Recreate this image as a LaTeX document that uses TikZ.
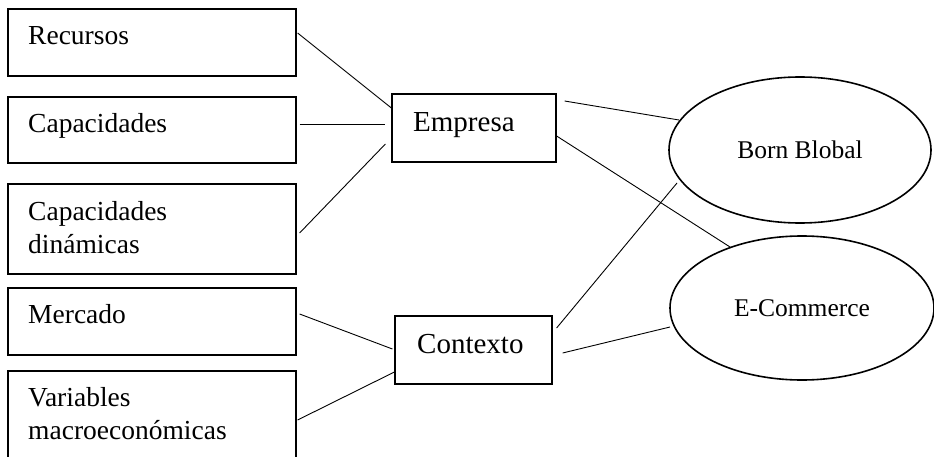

==

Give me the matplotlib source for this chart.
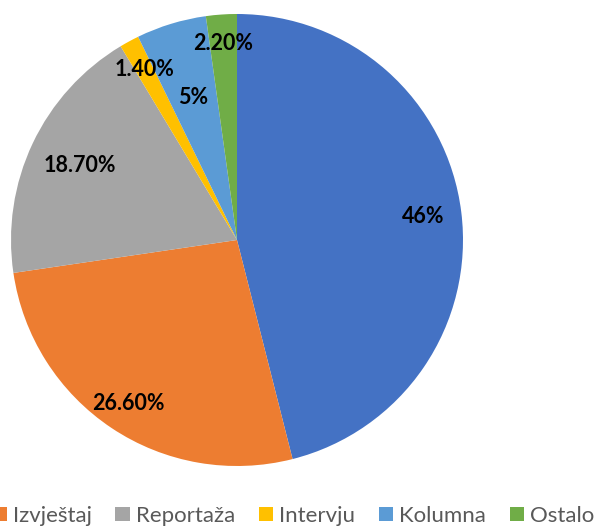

* * *

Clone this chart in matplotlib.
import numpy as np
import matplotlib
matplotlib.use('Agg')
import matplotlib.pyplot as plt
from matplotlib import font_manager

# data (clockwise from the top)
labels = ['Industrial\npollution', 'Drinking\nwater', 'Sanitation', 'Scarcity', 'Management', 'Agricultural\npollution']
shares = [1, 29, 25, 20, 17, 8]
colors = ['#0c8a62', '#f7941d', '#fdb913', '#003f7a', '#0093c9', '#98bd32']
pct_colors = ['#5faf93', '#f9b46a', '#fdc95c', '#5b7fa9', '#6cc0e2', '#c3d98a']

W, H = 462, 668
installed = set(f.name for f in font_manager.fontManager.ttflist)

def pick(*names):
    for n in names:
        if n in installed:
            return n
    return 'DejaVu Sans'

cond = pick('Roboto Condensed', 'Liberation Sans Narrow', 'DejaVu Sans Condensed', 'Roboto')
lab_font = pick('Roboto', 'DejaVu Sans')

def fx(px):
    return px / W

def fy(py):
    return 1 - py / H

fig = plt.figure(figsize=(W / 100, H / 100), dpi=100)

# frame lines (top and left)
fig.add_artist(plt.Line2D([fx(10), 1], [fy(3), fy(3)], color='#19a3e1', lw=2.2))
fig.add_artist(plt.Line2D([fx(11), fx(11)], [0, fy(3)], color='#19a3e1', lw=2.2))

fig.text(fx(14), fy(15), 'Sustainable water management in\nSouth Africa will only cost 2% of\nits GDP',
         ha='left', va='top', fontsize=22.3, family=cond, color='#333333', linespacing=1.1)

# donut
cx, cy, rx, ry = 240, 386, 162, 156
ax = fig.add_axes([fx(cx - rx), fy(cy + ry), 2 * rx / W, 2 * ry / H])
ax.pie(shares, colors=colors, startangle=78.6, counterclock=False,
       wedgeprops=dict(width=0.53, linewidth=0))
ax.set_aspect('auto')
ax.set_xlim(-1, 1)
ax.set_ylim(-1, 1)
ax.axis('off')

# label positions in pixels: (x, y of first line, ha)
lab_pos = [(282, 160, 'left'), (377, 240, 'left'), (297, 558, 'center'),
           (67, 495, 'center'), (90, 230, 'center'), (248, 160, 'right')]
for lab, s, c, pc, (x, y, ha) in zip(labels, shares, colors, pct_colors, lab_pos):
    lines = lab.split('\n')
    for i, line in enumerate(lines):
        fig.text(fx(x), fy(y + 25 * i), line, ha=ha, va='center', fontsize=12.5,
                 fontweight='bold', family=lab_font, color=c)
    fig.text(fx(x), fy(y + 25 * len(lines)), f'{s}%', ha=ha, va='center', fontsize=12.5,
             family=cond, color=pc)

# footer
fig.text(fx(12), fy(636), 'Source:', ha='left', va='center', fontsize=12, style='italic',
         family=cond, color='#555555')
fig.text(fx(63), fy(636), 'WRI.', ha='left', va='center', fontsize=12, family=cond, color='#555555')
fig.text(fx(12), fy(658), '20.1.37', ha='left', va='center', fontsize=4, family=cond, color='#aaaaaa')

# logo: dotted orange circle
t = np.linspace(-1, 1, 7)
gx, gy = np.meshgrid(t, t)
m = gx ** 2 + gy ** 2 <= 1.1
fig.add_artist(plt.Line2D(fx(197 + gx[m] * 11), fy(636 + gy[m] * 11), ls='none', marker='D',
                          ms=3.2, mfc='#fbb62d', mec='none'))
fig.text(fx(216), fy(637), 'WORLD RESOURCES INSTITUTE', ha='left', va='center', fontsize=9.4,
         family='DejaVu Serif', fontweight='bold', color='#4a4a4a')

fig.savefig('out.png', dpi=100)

Required task: The lines to be given again exactly are those from the one containing "Clone this chart in matplotlib." up to and including the one containing "fig = plt.figure(figsize=(W".

Completed task:
Clone this chart in matplotlib.
import numpy as np
import matplotlib
matplotlib.use('Agg')
import matplotlib.pyplot as plt
from matplotlib import font_manager

# data (clockwise from the top)
labels = ['Industrial\npollution', 'Drinking\nwater', 'Sanitation', 'Scarcity', 'Management', 'Agricultural\npollution']
shares = [1, 29, 25, 20, 17, 8]
colors = ['#0c8a62', '#f7941d', '#fdb913', '#003f7a', '#0093c9', '#98bd32']
pct_colors = ['#5faf93', '#f9b46a', '#fdc95c', '#5b7fa9', '#6cc0e2', '#c3d98a']

W, H = 462, 668
installed = set(f.name for f in font_manager.fontManager.ttflist)

def pick(*names):
    for n in names:
        if n in installed:
            return n
    return 'DejaVu Sans'

cond = pick('Roboto Condensed', 'Liberation Sans Narrow', 'DejaVu Sans Condensed', 'Roboto')
lab_font = pick('Roboto', 'DejaVu Sans')

def fx(px):
    return px / W

def fy(py):
    return 1 - py / H

fig = plt.figure(figsize=(W / 100, H / 100), dpi=100)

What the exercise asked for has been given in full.